3. AN
OCTOROON
Forget, for the moment,
DJANGO UNCHAINED and 12 YEARS A SLAVE. If anybody needs a reminder of why the
Soho Rep is getting a special award this year from the Drama Desk they need
only to visit the Rep’s current production of Branden Jacobs-Jenkins’s satirical
take on American racial attitudes as seen through his reimagining of Dion
Boucicault’s 1859 melodrama about slavery, THE OCTOROON (rechristened AN OCTOROON for this adaptation). The award, to be
formally presented on June 1 at the annual Drama Desk Awards ceremony at the
Town Hall, recognizes Soho Rep for “nearly four decades of artistic distinction,
innovative production, and provocative play selection.” These attributes are
outstandingly represented by this unusual presentation, staged with great
inventiveness by the Rep’s artistic director, Sarah Benson.
Chris Myers, Amber Grey, Zoë Winters, Danny Wolohan. Photo: Pavel Antonov.
Unlike
the full-scale, historically accurate revival I saw at the Phoenix Theatre in
1961, this self-referential interpretation essentially deconstructs the play to
examine its sociological heart. Mr. Jacobs-Jenkins, who introduces himself
(through a character dubbed BJJ) as a “black playwright,” followed by the
disclaimer, “I don’t know exactly what that means,” has a playful attitude
toward labels. He also playfully, yet seriously, expresses concern about racial
perceptions, as demonstrated by having a black actor perform in whiteface, a
white actor in blackface, and another white actor in redface (as an Indian),
with the remaining actors working with the colors God gave them. THE OCTOROON,
the vehicle for the playwright’s often very funny, if sometimes vague,
ruminations, on race, was one of the mid-19th-century’s most popular and controversial
melodramas, set on an antebellum Louisiana plantation, Terrebonne.
It tells a
story centered on the attempts of a wealthy but villainous plantation owner,
Jacob Mc’Closky (Chris Myers), to gain possession of the financially troubled Terrebonne
as a way of acquiring Zoe (Amber Gray), the beautiful octoroon (1/8 black)

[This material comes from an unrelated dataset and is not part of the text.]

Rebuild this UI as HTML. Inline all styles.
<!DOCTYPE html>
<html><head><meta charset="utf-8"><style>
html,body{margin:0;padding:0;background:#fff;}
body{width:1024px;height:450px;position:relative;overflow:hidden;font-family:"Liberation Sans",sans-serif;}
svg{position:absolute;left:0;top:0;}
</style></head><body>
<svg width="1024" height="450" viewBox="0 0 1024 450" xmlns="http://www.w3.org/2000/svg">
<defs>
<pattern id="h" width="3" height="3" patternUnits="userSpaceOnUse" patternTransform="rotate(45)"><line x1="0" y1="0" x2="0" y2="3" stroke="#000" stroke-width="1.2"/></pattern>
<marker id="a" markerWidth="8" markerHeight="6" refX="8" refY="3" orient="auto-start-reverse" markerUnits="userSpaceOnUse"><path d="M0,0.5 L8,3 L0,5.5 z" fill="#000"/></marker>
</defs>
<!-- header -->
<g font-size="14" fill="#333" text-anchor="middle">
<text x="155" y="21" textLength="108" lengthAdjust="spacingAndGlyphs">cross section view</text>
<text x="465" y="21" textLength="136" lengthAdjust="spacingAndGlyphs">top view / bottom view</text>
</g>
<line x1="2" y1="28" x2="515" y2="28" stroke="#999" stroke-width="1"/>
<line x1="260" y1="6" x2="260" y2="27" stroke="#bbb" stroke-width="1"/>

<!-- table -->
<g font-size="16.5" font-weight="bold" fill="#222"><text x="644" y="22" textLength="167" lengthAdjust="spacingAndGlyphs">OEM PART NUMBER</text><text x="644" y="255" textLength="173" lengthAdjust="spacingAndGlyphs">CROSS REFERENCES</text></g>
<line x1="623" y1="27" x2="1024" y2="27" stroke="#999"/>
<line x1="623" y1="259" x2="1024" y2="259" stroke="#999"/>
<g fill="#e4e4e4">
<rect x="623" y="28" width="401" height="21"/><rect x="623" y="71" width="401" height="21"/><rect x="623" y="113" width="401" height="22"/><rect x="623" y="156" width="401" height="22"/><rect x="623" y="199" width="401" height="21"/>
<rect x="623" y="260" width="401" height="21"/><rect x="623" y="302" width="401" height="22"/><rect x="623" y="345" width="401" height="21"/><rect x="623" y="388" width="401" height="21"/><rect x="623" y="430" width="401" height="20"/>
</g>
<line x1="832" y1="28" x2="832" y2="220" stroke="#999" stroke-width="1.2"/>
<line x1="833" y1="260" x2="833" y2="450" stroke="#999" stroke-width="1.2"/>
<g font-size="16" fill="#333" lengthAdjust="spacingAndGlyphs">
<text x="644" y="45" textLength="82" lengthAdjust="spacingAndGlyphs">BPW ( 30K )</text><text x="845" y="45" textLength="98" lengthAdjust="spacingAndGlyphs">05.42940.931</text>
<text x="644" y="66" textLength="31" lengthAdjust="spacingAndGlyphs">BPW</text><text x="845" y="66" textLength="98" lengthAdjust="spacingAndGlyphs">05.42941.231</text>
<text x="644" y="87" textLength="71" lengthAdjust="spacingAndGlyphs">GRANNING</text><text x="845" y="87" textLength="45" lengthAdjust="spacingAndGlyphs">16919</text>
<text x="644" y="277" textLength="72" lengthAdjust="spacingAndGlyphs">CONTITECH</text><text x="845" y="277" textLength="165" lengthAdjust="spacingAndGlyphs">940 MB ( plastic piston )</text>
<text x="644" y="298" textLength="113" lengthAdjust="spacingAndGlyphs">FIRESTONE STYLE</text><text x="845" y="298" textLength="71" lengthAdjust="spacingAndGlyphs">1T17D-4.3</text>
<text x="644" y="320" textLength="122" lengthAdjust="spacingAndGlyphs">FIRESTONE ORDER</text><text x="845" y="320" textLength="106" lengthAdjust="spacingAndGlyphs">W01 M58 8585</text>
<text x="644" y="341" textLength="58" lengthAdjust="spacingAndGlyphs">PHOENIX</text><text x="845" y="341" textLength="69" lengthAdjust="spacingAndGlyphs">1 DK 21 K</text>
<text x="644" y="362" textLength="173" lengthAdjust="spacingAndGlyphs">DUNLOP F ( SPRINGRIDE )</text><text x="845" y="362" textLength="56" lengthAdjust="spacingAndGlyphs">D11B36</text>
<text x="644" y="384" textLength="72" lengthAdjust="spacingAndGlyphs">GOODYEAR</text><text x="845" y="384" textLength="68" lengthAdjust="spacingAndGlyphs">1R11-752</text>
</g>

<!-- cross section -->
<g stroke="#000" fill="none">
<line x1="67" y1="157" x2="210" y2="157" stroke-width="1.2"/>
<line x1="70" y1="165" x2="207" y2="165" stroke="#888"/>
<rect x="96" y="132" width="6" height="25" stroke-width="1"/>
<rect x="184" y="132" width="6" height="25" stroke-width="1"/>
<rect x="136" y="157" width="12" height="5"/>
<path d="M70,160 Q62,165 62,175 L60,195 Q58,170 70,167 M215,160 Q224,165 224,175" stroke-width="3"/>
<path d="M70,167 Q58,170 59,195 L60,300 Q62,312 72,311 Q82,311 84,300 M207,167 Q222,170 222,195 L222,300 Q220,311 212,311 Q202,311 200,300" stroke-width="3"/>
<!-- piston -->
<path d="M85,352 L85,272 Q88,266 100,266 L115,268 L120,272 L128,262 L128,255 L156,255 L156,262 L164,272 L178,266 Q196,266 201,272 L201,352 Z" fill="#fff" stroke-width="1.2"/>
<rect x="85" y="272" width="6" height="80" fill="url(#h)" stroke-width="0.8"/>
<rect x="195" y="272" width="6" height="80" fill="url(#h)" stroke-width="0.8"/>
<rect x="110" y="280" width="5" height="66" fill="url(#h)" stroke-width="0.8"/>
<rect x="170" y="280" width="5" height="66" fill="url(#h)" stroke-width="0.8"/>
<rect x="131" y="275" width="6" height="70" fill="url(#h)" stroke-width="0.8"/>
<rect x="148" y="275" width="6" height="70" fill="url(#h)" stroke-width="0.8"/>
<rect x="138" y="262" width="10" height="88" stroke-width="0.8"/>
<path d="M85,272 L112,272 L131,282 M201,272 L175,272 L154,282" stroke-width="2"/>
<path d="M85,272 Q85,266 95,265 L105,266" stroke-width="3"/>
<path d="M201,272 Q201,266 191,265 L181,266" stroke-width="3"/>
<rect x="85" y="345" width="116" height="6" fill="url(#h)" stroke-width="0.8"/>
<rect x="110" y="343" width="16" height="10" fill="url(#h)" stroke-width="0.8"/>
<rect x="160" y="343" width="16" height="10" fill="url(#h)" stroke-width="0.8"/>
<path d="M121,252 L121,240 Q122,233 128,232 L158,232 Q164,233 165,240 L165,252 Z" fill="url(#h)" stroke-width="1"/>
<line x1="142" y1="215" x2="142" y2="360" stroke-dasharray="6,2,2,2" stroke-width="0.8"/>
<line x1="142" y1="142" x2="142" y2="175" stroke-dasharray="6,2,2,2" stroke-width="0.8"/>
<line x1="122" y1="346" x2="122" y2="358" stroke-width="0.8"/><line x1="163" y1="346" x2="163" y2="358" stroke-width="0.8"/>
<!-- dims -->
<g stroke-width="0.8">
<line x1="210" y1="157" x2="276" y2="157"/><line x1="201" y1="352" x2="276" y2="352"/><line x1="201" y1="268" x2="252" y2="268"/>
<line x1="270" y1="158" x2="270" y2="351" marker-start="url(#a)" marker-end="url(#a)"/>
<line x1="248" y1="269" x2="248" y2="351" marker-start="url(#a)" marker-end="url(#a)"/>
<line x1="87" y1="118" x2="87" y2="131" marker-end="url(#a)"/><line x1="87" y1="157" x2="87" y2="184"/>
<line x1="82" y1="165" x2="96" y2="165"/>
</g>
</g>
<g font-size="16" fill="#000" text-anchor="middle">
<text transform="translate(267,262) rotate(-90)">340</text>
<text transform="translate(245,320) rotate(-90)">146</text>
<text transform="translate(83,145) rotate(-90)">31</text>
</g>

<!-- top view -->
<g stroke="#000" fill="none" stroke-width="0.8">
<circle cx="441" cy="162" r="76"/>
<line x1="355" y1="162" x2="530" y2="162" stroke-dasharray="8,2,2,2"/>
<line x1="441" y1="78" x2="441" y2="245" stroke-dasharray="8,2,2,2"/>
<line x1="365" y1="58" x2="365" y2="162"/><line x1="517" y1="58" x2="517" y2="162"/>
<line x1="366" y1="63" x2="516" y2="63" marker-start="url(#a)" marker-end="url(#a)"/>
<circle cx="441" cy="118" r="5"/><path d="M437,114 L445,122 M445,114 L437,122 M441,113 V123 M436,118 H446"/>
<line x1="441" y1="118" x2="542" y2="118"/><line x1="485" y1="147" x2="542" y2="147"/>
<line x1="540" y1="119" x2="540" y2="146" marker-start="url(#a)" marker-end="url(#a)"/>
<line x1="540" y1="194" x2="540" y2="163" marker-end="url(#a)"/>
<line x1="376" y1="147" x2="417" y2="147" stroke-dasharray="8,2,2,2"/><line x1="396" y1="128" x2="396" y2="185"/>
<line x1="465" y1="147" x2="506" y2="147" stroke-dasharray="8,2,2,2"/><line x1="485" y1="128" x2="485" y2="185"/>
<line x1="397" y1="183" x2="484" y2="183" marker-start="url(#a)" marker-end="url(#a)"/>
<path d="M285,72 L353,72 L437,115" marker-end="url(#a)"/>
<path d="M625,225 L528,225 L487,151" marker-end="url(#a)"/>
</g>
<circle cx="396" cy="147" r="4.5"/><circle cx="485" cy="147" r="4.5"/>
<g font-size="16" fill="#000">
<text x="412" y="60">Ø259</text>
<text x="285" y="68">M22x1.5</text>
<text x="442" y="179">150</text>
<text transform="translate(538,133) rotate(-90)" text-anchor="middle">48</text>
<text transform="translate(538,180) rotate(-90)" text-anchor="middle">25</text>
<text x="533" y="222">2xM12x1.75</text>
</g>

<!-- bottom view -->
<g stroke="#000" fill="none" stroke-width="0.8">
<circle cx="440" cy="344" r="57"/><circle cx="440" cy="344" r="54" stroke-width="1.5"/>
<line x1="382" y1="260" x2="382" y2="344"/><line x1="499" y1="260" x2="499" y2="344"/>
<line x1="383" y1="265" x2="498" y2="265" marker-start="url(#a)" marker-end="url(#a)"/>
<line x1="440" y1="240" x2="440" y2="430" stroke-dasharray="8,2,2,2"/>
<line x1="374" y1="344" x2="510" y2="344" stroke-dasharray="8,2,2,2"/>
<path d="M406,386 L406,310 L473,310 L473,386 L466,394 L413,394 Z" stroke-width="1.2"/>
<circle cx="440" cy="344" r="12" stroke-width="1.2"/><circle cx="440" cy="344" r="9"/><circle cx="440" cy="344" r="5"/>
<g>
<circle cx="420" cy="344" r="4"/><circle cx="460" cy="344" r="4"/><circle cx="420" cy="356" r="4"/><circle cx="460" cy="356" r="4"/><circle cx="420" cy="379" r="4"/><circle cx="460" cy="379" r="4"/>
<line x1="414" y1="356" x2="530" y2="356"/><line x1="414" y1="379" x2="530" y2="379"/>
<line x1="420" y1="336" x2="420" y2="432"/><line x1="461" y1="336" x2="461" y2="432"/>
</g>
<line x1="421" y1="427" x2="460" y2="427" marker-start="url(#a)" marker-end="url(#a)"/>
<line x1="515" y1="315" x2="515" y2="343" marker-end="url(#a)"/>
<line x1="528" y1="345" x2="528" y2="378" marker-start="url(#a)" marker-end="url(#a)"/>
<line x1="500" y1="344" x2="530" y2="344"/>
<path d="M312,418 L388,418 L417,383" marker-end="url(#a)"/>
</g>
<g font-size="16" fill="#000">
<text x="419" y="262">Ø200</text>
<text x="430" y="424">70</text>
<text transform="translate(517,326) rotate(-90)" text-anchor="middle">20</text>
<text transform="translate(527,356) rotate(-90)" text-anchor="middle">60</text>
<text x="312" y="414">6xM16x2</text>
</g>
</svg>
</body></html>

slave for whom he lusts. The play is filled with dramatic action, including a
major plot development having to do with a self-developing camera owned by McClosky’s romantic
rival, George Peyton (also Mr. Myers), the European-bred, British-accented
nephew of Terrebonne’s aged owner, who loves and is loved by Zoe, although a flirtatious
neighbor, Dora (Zoë Winters), also has George on her mind. George and Zoe’s love is
verboten, though, because of her tiny dollop of black blood (signified, she
declares, by the hint of blue near the quick of her nails and in her eyes). Nearly
everything in Boucicault’s play has something to do with racial attitudes, by
whites toward blacks, blacks toward whites, whites and blacks toward an Indian
named Wahnotee (Danny Wolohan), and vice-versa; Mr. Jacobs-Jenkins’s treatment injects
a modern point of view into this material.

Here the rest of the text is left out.